Who Owes Me Three Dollars?

February 8, 2008

Again I Quote #5

Filed under: Uncategorized — ineedsheetmusic @ 1:11 pm

“When his wife wept loudly he comforted her, ‘Think where she is going. She’ll get along all right. Flesh is flesh, spirit is spirit. Children don’t argue. They believe what they’re told. All things are simple for children. They die without anxiety, complaint or fear of death, and they have little physical pain, as if they were falling asleep’.

“When the illness of his daughter became graver he said, ‘I love her very much. But if it is your will to take her, dear God, I shall be glad to know that she is with you.’ Afterward,he said to his daughter, who was lying in bed, ‘Dear Magdalene, my little daughter, you would be glad to stay here with me, your father. Are you also glad to go to your Father, in heaven?’ The sick girl replied, ‘Yes, dear father, as God wills.’ The father said, ‘You dear little girl. [Then he turned away from her and said] ‘The spirit is willing but the flesh is weak. I love her very much. But if this flesh is so strong, what must the spirit be?’ Among other things, he then said, ‘In the last thousand years God has given to no bishop such great gifts as he has given to me (for one should boast of God’s gifts). I’m angry with myself that I am unable to rejoice from my heart and be thankful to God, though at times I do sing a little song and thank God. Whether we live or die, we are the Lord’s (in the genitive singular and not the nominative plural).

“When his daughter was in the agony of death, he fell on his knees before the bed, and weeping bitterly, prayed that God might will to save her. Thus she gave up the ghost in the arms of her father. Her mother was in the same room, but farther from the bed on account of her grief. It was after the ninth hour on the Wednesday after the Fifteenth Sunday after Trinity in the year 1542.

“Often he repeated the words given above, ‘I’d like to keep my daughter because I love her very much, if only our Lord God would let me, however, His will be done. Truly nothing better can happen to her, nothing better.’ While she was still living he often said to her, ‘Dear daughter you have another Father in heaven. You are going to go to him.’ His friend [PM] said to him, ‘The feelings of parents are a likeness of divinty impressed upon the human character. If the love of God for the human race is as great as the love of parents for their children, then it is truly great and ardent.’

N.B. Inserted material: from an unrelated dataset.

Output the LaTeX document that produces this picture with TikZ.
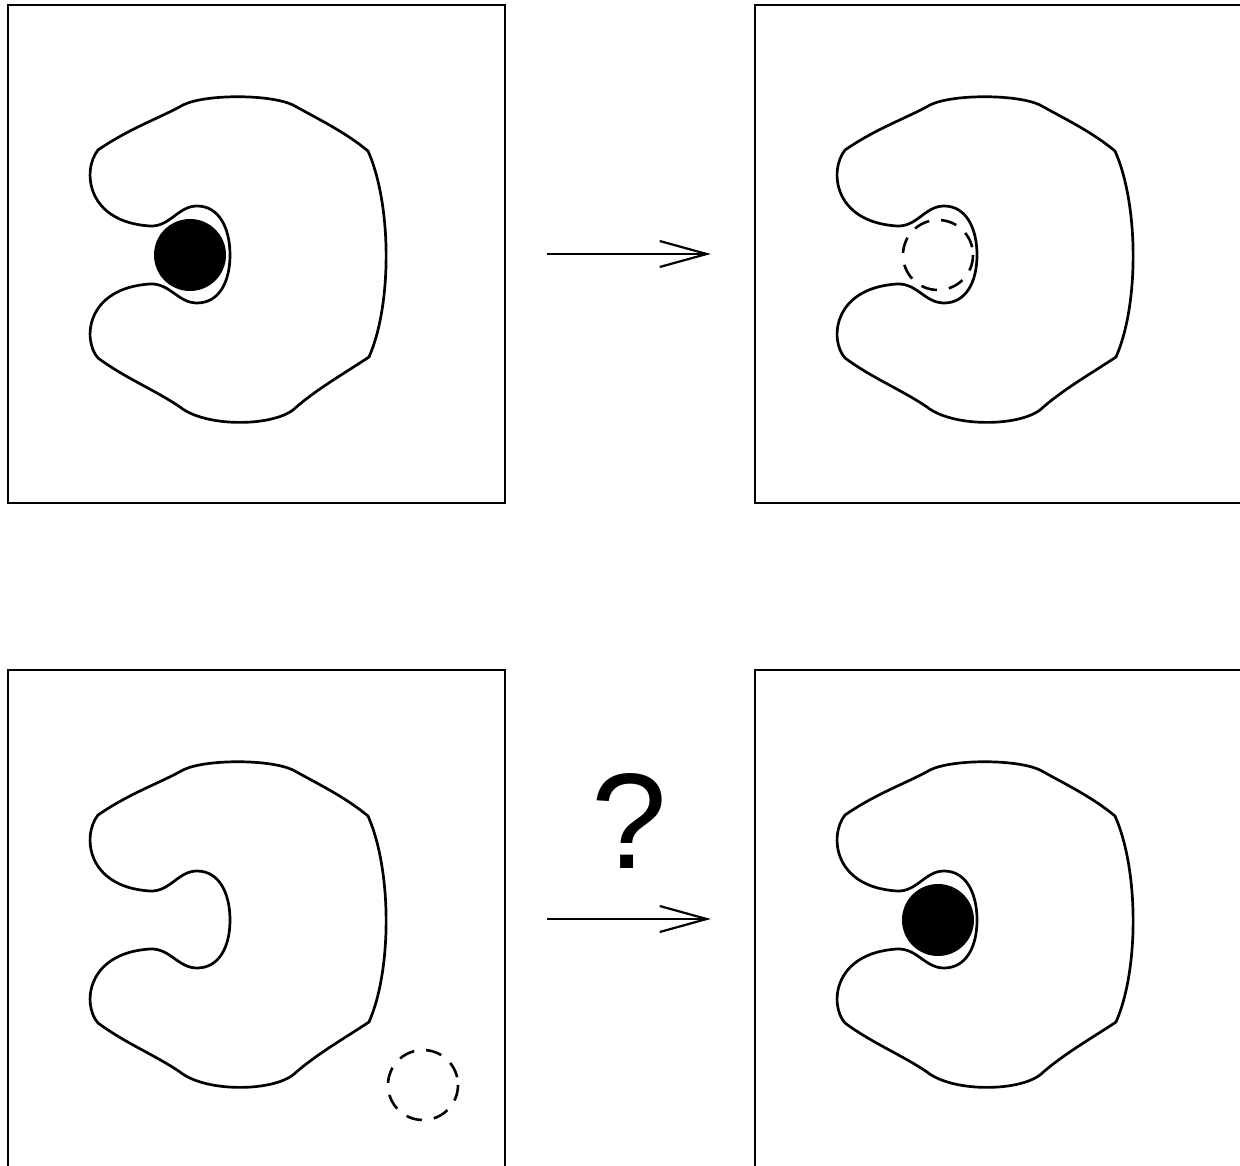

“When his dead daughter had been placed in the coffin, he said, ‘You dear little Lena, how well it has worked out for you.’ He looked at her and said, ‘Ah, dear child, to think that you must be raised up and will shine like the stars, yes, like the sun.’

“The coffin would not hold her, and he said, ‘The little bed is too small for her.’ He said, ‘I am joyful in spirit but I am sad according to the flesh. The flesh doesn’t take kindly to this. The separation caused by death troubles me above measure. It is strange to know that she is surely at peace and that she is surely at peace and is well off there, very well off, and yet to grieve so much.’

“When people came to escort the funeral and friends spoke to him according to custom and expressed to him their sympathy, he said, ‘You should be pleased. I have sent a saint to heaven – yes a living saint. Would that our death might be like this. Such a death I would take this very hour.’ The people said, ‘Yes this is quite true. Yet everybody would like to hold on to what is his.’ He replied, ‘Flesh is flesh and blood is blood. I am happy that she is safely out of it. There is no sorrow except that of the flesh.’ Again, turning to others, he said, ‘Do not be sorrowful. I have sent a saint to heaven. In fact, I have sent two of them.’

“When she was buried, he said, ‘There is a resurrection of the flesh.’

“When he returned home from the funeral, he said, ‘My daughter is now fitted out in body and soul. We Christians now have nothing to complain about. We know that it should and must be so, for we are altogether certain about eternal life.’ Thereupon, he consoled himself by saying, ‘I am very glad to give my daughter to our Lord God. According to the flesh I would gladly have had her, but since he has taken her away, I am thankful to him.’